Similarly, over 190 banks, representing about 40% of the global banking system have signed up to the Principles of Responsible Banking (PRB), representing a commitment to a shared vision to create an inclusive society founded on human dignity, equality, and the sustainable use of natural resources to support businesses to thrive.
The public commitments associated with being a signatory have substance. In July 2020, the PRB signatories agreed to have regular progress reviews, as well as a process for dealing with signatories who fail to deliver on their commitments – and recently, five UNPRI signatories were delisted for failing to meet their commitments.
It’s useful to think of the role that financial institutions can play by framing them across the following three pillars:
1. Shaping the market
Solving society’s greatest challenges rarely comes down to individual action. Collaboration, partnerships, and engagement are the means by which real change is made. Financial institutions, with their knowledge, broad reach, skill sets, and networks, are uniquely placed to play a role in bringing people, organisations, and tools together. They have relationships with key decision makers that can help impact market settings – such as regulators, politicians, policy makers, and non-government organisations. By advocating, engaging, and influencing for the long-term interests of society, financial institutions can help play a key role in affecting positive change.
Transparency through consistent, comparable disclosure is also critical for informed capital allocation decisions. Financial institutions have an important role to play by implementing, and advocating for, a greater degree of high-quality transparency and disclosure.
2. Integrating ESG
As a first step, banks and investors are defining their strategy and approach to sustainability, often in alignment with the Sustainable Development Goals (SDGs), the Paris Agreement, and relevant national frameworks – such as the Zero Carbon Act. They are setting targets; either a dollar value of sustainable financing (such as BNZ’s recent announcement of $10 billion in sustainable finance by 2025), or based on a carbon footprint, and/or in relation to other ESG issues (more recently, there has been a greater focus on biodiversity targets).
This provides the foundations from which these entities then look to embed ESG considerations into frameworks, incentives, processes, decisions, and, ultimately, capital allocation and pricing. One particularly interesting example of this is the French corporate and investment bank, Natixis, who have developed a “green weighting factor” to tilt capital allocation towards “green” lending, and away from lending that has negative environmental impacts.
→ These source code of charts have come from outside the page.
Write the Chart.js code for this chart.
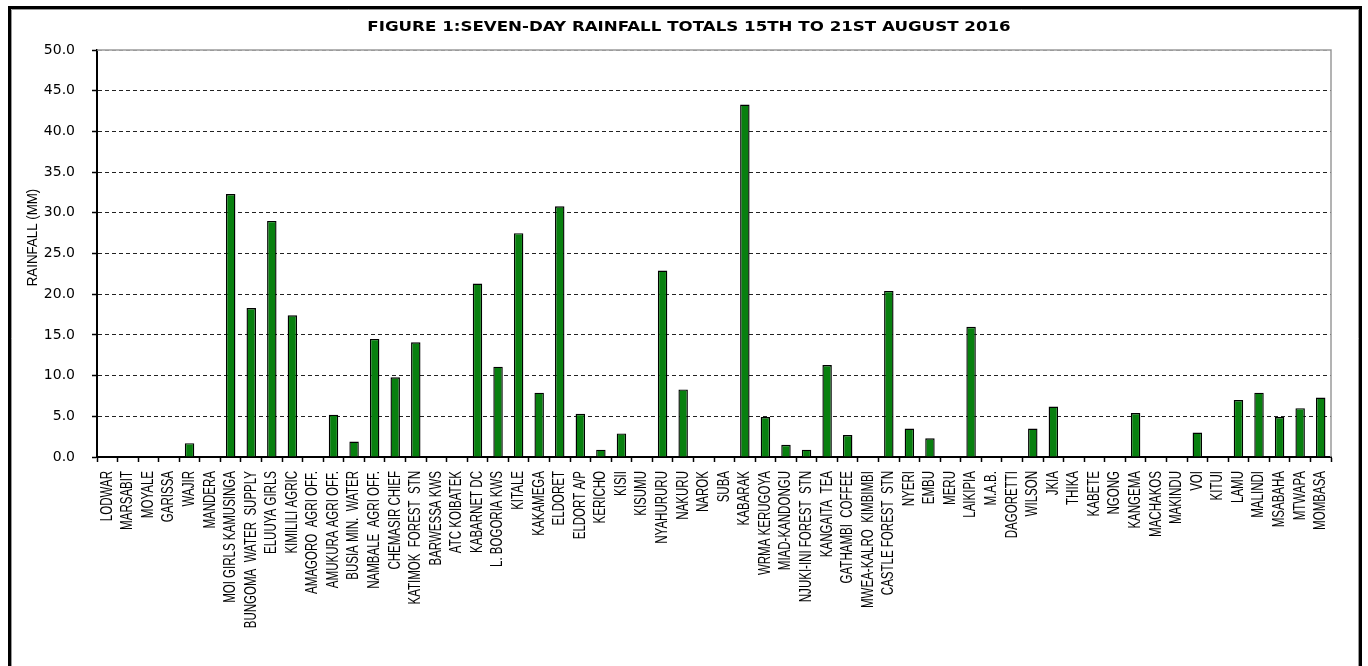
<!DOCTYPE html>
<html>
<head>
<meta charset="utf-8">
<script src="https://cdn.jsdelivr.net/npm/chart.js@4/dist/chart.umd.min.js"></script>
<style>
  html, body { margin: 0; padding: 0; background: #fff; overflow: hidden; }
  #rain { display: block; }
</style>
</head>
<body>
<canvas id="rain" width="1368" height="666"></canvas>
<script>
// stations in bulletin order
const stations = [
  'LODWAR', 'MARSABIT', 'MOYALE', 'GARISSA', 'WAJIR', 'MANDERA',
  'MOI GIRLS KAMUSINGA', 'BUNGOMA  WATER  SUPPLY', 'ELUUYA GIRLS', 'KIMILILI AGRIC',
  'AMAGORO  AGRI OFF.', 'AMUKURA AGRI OFF.', 'BUSIA MIN.  WATER', 'NAMBALE  AGRI OFF.',
  'CHEMASIR CHIEF', 'KATIMOK  FOREST  STN', 'BARWESSA KWS', 'ATC KOIBATEK',
  'KABARNET DC', 'L. BOGORIA KWS', 'KITALE', 'KAKAMEGA', 'ELDORET', 'ELDORT A/P',
  'KERICHO', 'KISII', 'KISUMU', 'NYAHURURU', 'NAKURU', 'NAROK', 'SUBA', 'KABARAK',
  'WRMA KERUGOYA', 'MIAD-KANDONGU', 'NJUKI-INI FOREST  STN', 'KANGAITA  TEA',
  'GATHAMBI  COFFEE', 'MWEA-KALRO  KIMBIMBI', 'CASTLE FOREST  STN', 'NYERI', 'EMBU',
  'MERU', 'LAIKIPIA', 'M.A.B.', 'DAGORETTI', 'WILSON', 'JKIA', 'THIKA', 'KABETE',
  'NGONG', 'KANGEMA', 'MACHAKOS', 'MAKINDU', 'VOI', 'KITUI', 'LAMU', 'MALINDI',
  'MSABAHA', 'MTWAPA', 'MOMBASA'
];

const rainfall = [
  0, 0, 0, 0, 1.7, 0,
  32.3, 18.3, 29.0, 17.4,
  0, 5.2, 1.9, 14.5,
  9.8, 14.1, 0, 0,
  21.3, 11.1, 27.5, 7.9, 30.8, 5.3,
  0.9, 2.9, 0, 22.9, 8.3, 0, 0, 43.3,
  4.9, 1.5, 0.9, 11.3,
  2.7, 0, 20.4, 3.5, 2.3,
  0, 16.0, 0, 0, 3.5, 6.2, 0, 0,
  0, 5.4, 0, 0, 3.0, 0, 7.0, 7.9,
  4.9, 6.0, 7.3
];

const yTicks = [0, 5, 10, 15, 20, 25, 30, 35, 40, 45, 50];
const chartTitle = 'FIGURE 1:SEVEN-DAY RAINFALL TOTALS 15TH TO 21ST AUGUST 2016';
const yTitle = 'RAINFALL (MM)';

// page frame (left, top, right; bottom runs off the page), title, y title
const frameAndTitle = {
  id: 'frameAndTitle',
  beforeDraw(chart) {
    const c = chart.ctx, w = chart.width, h = chart.height, a = chart.chartArea;
    c.save();
    c.fillStyle = '#fff';
    c.fillRect(0, 0, w, h);
    c.strokeStyle = '#000';
    c.lineWidth = 3;
    c.beginPath();
    c.moveTo(9.5, h + 5);
    c.lineTo(9.5, 7.5);
    c.lineTo(w - 7.5, 7.5);
    c.lineTo(w - 7.5, h + 5);
    c.stroke();
    c.strokeStyle = '#999';
    c.lineWidth = 1;
    c.beginPath();
    c.moveTo(11.5, h + 5);
    c.lineTo(11.5, 9.5);
    c.lineTo(w - 9.5, 9.5);
    c.lineTo(w - 9.5, h + 5);
    c.stroke();

    c.fillStyle = '#000';
    c.textAlign = 'center';
    c.textBaseline = 'middle';
    c.save();
    c.font = 'bold 14px "DejaVu Sans", Verdana, sans-serif';
    c.translate(689, 27.5);
    c.scale(1.19, 1);
    c.fillText(chartTitle, 0, 0);
    c.restore();

    c.save();
    c.font = '14px "Liberation Sans", Arial, sans-serif';
    c.translate(33, (a.top + a.bottom) / 2 - 16);
    c.rotate(-Math.PI / 2);
    c.scale(0.95, 1);
    c.fillText(yTitle, 0, 0);
    c.restore();
    c.restore();
  }
};

// gray frame on top/right of the plot area, like the excel plot box
const plotBox = {
  id: 'plotBox',
  afterDraw(chart) {
    const a = chart.chartArea, c = chart.ctx;
    c.save();
    c.strokeStyle = '#9a9a9a';
    c.lineWidth = 1.5;
    c.beginPath();
    c.moveTo(a.left, a.top);
    c.lineTo(a.right, a.top);
    c.lineTo(a.right, a.bottom);
    c.stroke();
    c.restore();
  }
};

// narrow vertical station names (squeezed along the text, like Arial Narrow)
const narrowLabels = {
  id: 'narrowLabels',
  afterDraw(chart) {
    const xs = chart.scales.x, c = chart.ctx;
    c.save();
    c.fillStyle = '#000';
    c.font = '16px "Liberation Sans", Arial, sans-serif';
    c.textAlign = 'right';
    c.textBaseline = 'middle';
    xs.ticks.forEach((t, i) => {
      c.save();
      c.translate(xs.getPixelForTick(i), xs.top + 14);
      c.rotate(-Math.PI / 2);
      c.scale(0.72, 1);
      c.fillText(stations[i], 0, 0);
      c.restore();
    });
    c.restore();
  }
};

new Chart(document.getElementById('rain'), {
  type: 'bar',
  data: {
    labels: stations,
    datasets: [{
      data: rainfall,
      backgroundColor: '#08800f',
      borderColor: '#000',
      borderWidth: 1.4,
      categoryPercentage: 1,
      barPercentage: 0.46
    }]
  },
  plugins: [frameAndTitle, plotBox, narrowLabels],
  options: {
    responsive: false,
    devicePixelRatio: 1,
    animation: false,
    layout: { padding: { left: 0, right: 37, top: 50, bottom: 0 } },
    plugins: {
      legend: { display: false },
      tooltip: { enabled: false },
      title: { display: false }
    },
    scales: {
      x: {
        afterFit: s => { s.height = 209; },
        grid: { display: true, drawOnChartArea: false, offset: true, tickLength: 5, tickColor: '#000', tickWidth: 1.5 },
        border: { display: true, color: '#000', width: 2 },
        ticks: { display: false, autoSkip: false }
      },
      y: {
        min: 0, max: 50,
        afterFit: s => { s.width = 97; },
        afterBuildTicks: s => { s.ticks = yTicks.map(v => ({ value: v })); },
        grid: {
          color: c => c.tick && c.tick.value === 50 ? '#9a9a9a' : (c.tick && c.tick.value === 0 ? 'rgba(0,0,0,0)' : '#222'),
          lineWidth: 1,
          tickLength: 5, tickColor: '#000', tickWidth: 1.5
        },
        border: { display: true, color: '#000', width: 2, dash: [4, 3] },
        ticks: {
          padding: 17, color: '#000',
          font: { family: "'DejaVu Sans', sans-serif", size: 14 },
          callback: v => Number(v).toFixed(1)
        },
        title: { display: false }
      }
    }
  }
});
</script>
</body>
</html>
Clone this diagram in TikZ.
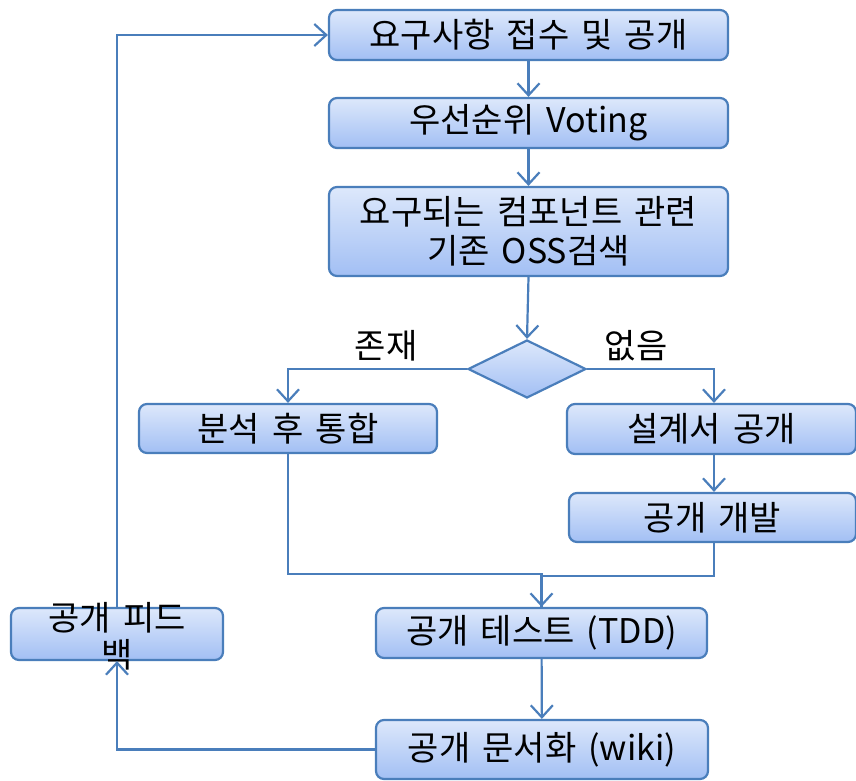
\documentclass[tikz,border=0pt]{standalone}
\usepackage{fontspec}
\setmainfont{Noto Sans CJK KR}[WordSpace=1.6]
\usetikzlibrary{shapes.geometric,arrows.meta}
\definecolor{bordc}{HTML}{4A7EBB}
\definecolor{topc}{HTML}{DDE8FB}
\definecolor{botc}{HTML}{A2BFF4}
\tikzset{
  box/.style={draw=bordc, line width=2.2pt, rounded corners=8pt, top color=topc, bottom color=botc,
    inner sep=0pt, align=center, font=\fontsize{34}{39}\selectfont},
  arr/.style={draw=bordc, line width=2.2pt, -{Straight Barb[length=12pt,width=22pt,line width=2.2pt]}},
  plain/.style={draw=bordc, line width=2.2pt},
  lbl/.style={font=\fontsize{34}{39}\selectfont, inner sep=0pt}
}
\begin{document}
\begin{tikzpicture}[x=1pt,y=-1pt]
\useasboundingbox (0,0) rectangle (856,781);
\node[box, minimum width=399, minimum height=50] (n1) at (528.5,35) {요구사항 접수 및 공개};
\node[box, minimum width=399, minimum height=50] (n2) at (528.5,123) {우선순위 Voting};
\node[box, minimum width=399, minimum height=89] (n3) at (528.5,231.5) {요구되는 컴포넌트 관련\\기존 OSS검색};
\node[diamond, draw=bordc, line width=2.2pt, top color=topc, bottom color=botc, inner sep=0pt,
      minimum width=118, minimum height=58] (dia) at (527,369) {};
\node[box, minimum width=298, minimum height=49] (n5) at (288,428.5) {분석 후 통합};
\node[box, minimum width=289, minimum height=50] (n6) at (711.5,429) {설계서 공개};
\node[box, minimum width=287, minimum height=49] (n7) at (712.5,517.5) {공개 개발};
\node[box, minimum width=331, minimum height=50] (n8) at (541.5,633) {공개 테스트 (TDD)};
\node[box, minimum width=332, minimum height=59] (n9) at (542,749.5) {공개 문서화 (wiki)};
\node[box, minimum width=212, minimum height=52] (fb) at (117,634) {};
\node[lbl, align=center, font=\fontsize{34}{37}\selectfont] (fbt) at (117,636) {공개 피드\\백};
\node[lbl] (l1) at (386,346) {존재};
\node[lbl] (l2) at (636,346) {없음};
\draw[arr] (n1) -- (n2);
\draw[arr] (n2) -- (n3);
\draw[arr] (n3.south) -- (dia.north);
\draw[arr] (dia.west) -| (n5.north);
\draw[arr] (dia.east) -| ([xshift=2.5pt]n6.north);
\draw[arr] ([xshift=2.5pt]n6.south) -- ([xshift=1.5pt]n7.north);
\draw[arr] (n5.south) -- ++(0,120) -| (n8.north);
\draw[plain] ([xshift=1.5pt]n7.south) -- ++(0,33) -| (n8.north);
\draw[arr] (n8) -- (n9);
\draw[arr] (n9.west) -| (fb.south);
\draw[arr] (fb.north) |- (n1.west);
\end{tikzpicture}
\end{document}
3. Financing that reflects and incentivises positive ESG impacts – where the ‘rubber hits the road’
For fund managers and asset managers, it’s about integrating and reflecting ESG factors in the products they offer. The market has progressed from simple exclusion (i.e. banning companies with particularly harmful activities), to more sophisticated positive and norms-based screening (i.e. compliance with international standards and norms, such as the UN Global Compact). More commonly, fund managers are integrating ESG analysis into fundamental financial analysis, and actively engaging with the companies they invest in on ESG issues is also a leading practice.
For banks, it’s about working with their customers to encourage sustainable practices (for example, supporting energy companies to build more renewable generation). This can be done through supporting customers with ‘sustainable finance products’; which refers to any form of finance that integrates ESG criteria for the lasting benefit of borrowers, lenders and society at large. There are two main types of sustainable finance – proceeds based and incentive based.
- Proceeds based. This reflects bonds or loans where the proceeds are notionally earmarked for assets with positive ESG characteristics, but the debt is backed by the issuer’s entire balance sheet. Examples include green bonds that reflect the low carbon nature of transport, green buildings or renewable energy assets, or social bonds where proceeds are invested in the provision of affordable, warm, dry homes. These labelled bonds serve to highlight and amplify an issuer’s sustainability profile and the positive characteristics of the underlying assets.
- Incentive based. Another, more widely-applicable form of sustainable finance is an innovative product known as Sustainability Linked Loans (SLLs). These link the cost of debt to the borrower’s performance against agreed targets, which align with the company’s sustainability ambitions and are both specific and measurable. This provides real, tangible incentives for change. While there are plenty of examples of SLLs offshore, there are few examples of SLLs in New Zealand as yet. But watch this space, as they are likely to be adopted at a rapid pace in the near future.
To support credible and consistent approaches, financial market participants have collaboratively established various best practice guidelines to support Sustainable Finance products – such as Green and Social Bond Principles, and Sustainability Linked Loan Principles. Credible frameworks, methodologies, reporting and independent assurance are common themes across the principles, providing investors and lenders confidence in the sustainability credentials of the product.
The time to act is now
In today’s extraordinarily low interest rate environment, the present value of our current actions and future impacts is much greater than it once was. Helpfully, this provides unprecedented clarity: we must address tragedy on the horizon now, rather than later. While action on the ground may have been moving at a frustratingly slow pace, that is certainly changing now. We have the frameworks in place, such as the Zero Carbon Act, and a pathway forward, as outlined in the recently released Climate Commission draft report^.
The financial sector is a material force in today’s society, with broad reach across the economy – and ESG factors are integral to its success. This means financial institutions are uniquely placed to support the necessary shift from a “today trumps tomorrow” mindset to a more sustainable approach that will benefit us all.